А Вы знаете, что я приеду раньше, с Вашей сестрой? [148] Ну, пока, до свиданья, будьте здоровы, веселы и счастливы.
Кругом говорят о Вашей новой пьесе — я одна ничего не знаю и не слышу. Мне не верят, когда я на вопросы совершенно искренно пожимаю плечами и говорю, что мне ничего неизвестно. Ну, как хотите. Ох, как скучно жить, а еще скучнее, когда знаешь, что скука от самой себя.
Прощайте, академик.
А. П. Чехов — О. Л. Книппер
От Вашего письма, милая актриса, веет черной меланхолией; Вы мрачны, Вы страшно несчастны, но это, надо думать, не надолго, так как скоро, очень скоро Вы будете сидеть в вагоне и закусывать с большим аппетитом. Это хорошо, что Вы приедете раньше всех, с Машей, мы все-таки успеем поговорить, погулять, кое-где побывать, выпить и закусить. Только, пожалуйста, не берите с собой Вишневского, а то он здесь будет следовать за Вами и за мной по пятам и не даст сказать ни одного слова; и жить не даст, так как будет все время читать из «Дяди Вани».

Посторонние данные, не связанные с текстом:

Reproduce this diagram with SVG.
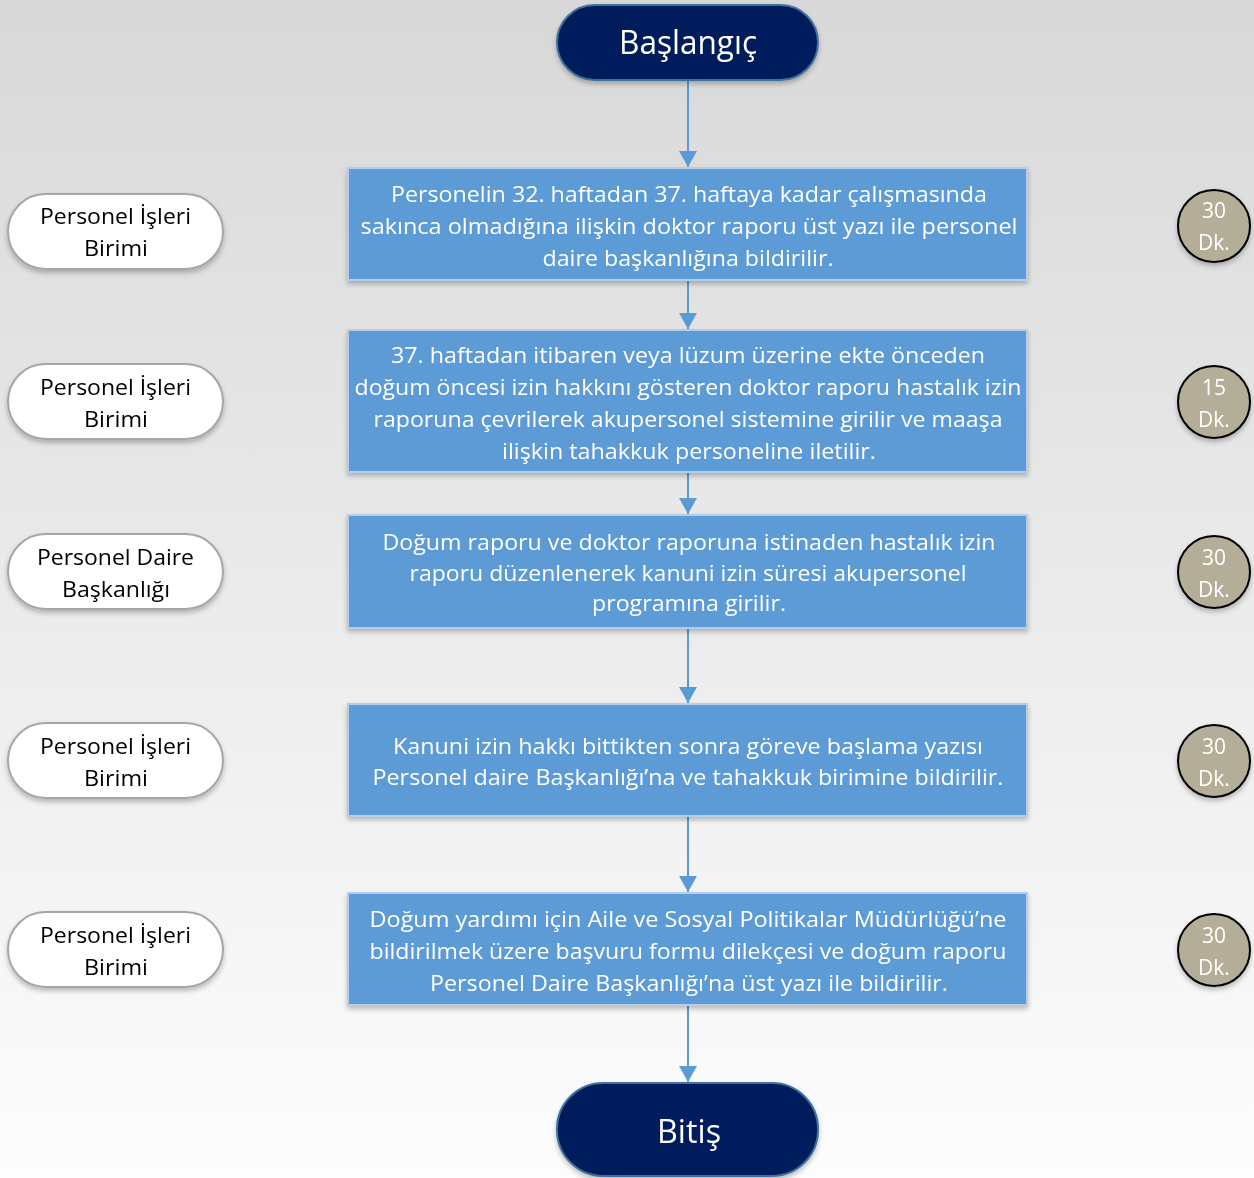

Пьесы новой у меня нет, это газеты врут. Вообще газеты никогда не писали про меня правды. Если бы я начал пьесу, то, конечно, сообщил бы об этом первым делом Вам.
У нас ветер, еще весна не наступила как следует, но все же мы уже ходим без калош и в шляпах. Скоро, на сих днях, зацветут тюльпаны. Сад у меня хорош, но все как-то не убрано, мусорно, это сад-дилетант.
Тут Горький. Он очень хвалит Вас и ваш театр. Я познакомлю Вас с ним.
Чу! Кто-то приехал. Вошел гость. До свиданья, актриса!
Ваш
О. Л. Книппер — А. П. Чехову
Вот и первое мая, милый мой писатель! Холод, дождь, и будни в душе. Мне стыдно, что я до сих пор не черкнула Вам словечко. Я как-то еще и не сжилась с своей комнатой, все больше блуждаю и не знаю, что мне с собой и с другими делать. Хочется на юг, хочется тепла, хочется солнца в душе — эпикурейские замашки, правда? Вообще я избаловалась маленечко, даже здорово, стараюсь жизнь сделать легкой — а это скверно. Ялта промелькнула как сон. Мне так отрадно вспомнить, как хорошо я провела первые дни у Вас, когда я не была еще актрисой. Только гадко, что Вы прихворнули. От Севастополя у меня осталось скверное воспоминание, да и у Вас тоже, правда? Зато в Ялте — сплошной шумный праздник — генеральские наезды, кормление их, езда в театр, там овации, гвалт, цветы, адреса, и в довершение завтрак у Татариновой на крыше в фееричной обстановке!
Ну, а Вы что поделываете, писатель? Что у Вас на душе, что у Вас в голове, что Вы надумываете в Вашем славном кабинете? Рады Вы в общем нашему приезду? Напишите мне хорошее искреннее письмо, только не отделывайтесь фразочками, как Вы часто любите делать. Напишите, как себя чувствуете? Ну, надоела я Вам, пристаю, да? Пишите что хотите, что напишется. Кто у Вас часто бывает? — О, женщина, опять вопрос!
В июне надеюсь увидеться с Вами, коль Вы меня примете. Поживем потихонечку, да Вы ведь, впрочем, в Париж удираете. Ну, видно будет.
Здесь отвратительно, — дождь, холод, снег, все что угодно. В театр не хожу еще, не звали пока. Наши домашние очень рады, конечно, моему приезду — у них кислота. Дядя Саша с Володей изводили вчера Машу своим дурашливым настроением.
У меня великолепно цветут розы — утешение для серого настроения. Жду с нетерпением посланьица от Вас, хочется очень знать, что Вы делаете.
Addio, Academicus, копайтесь в саду, ухаживайте за цветами, если нет женщин около Вас.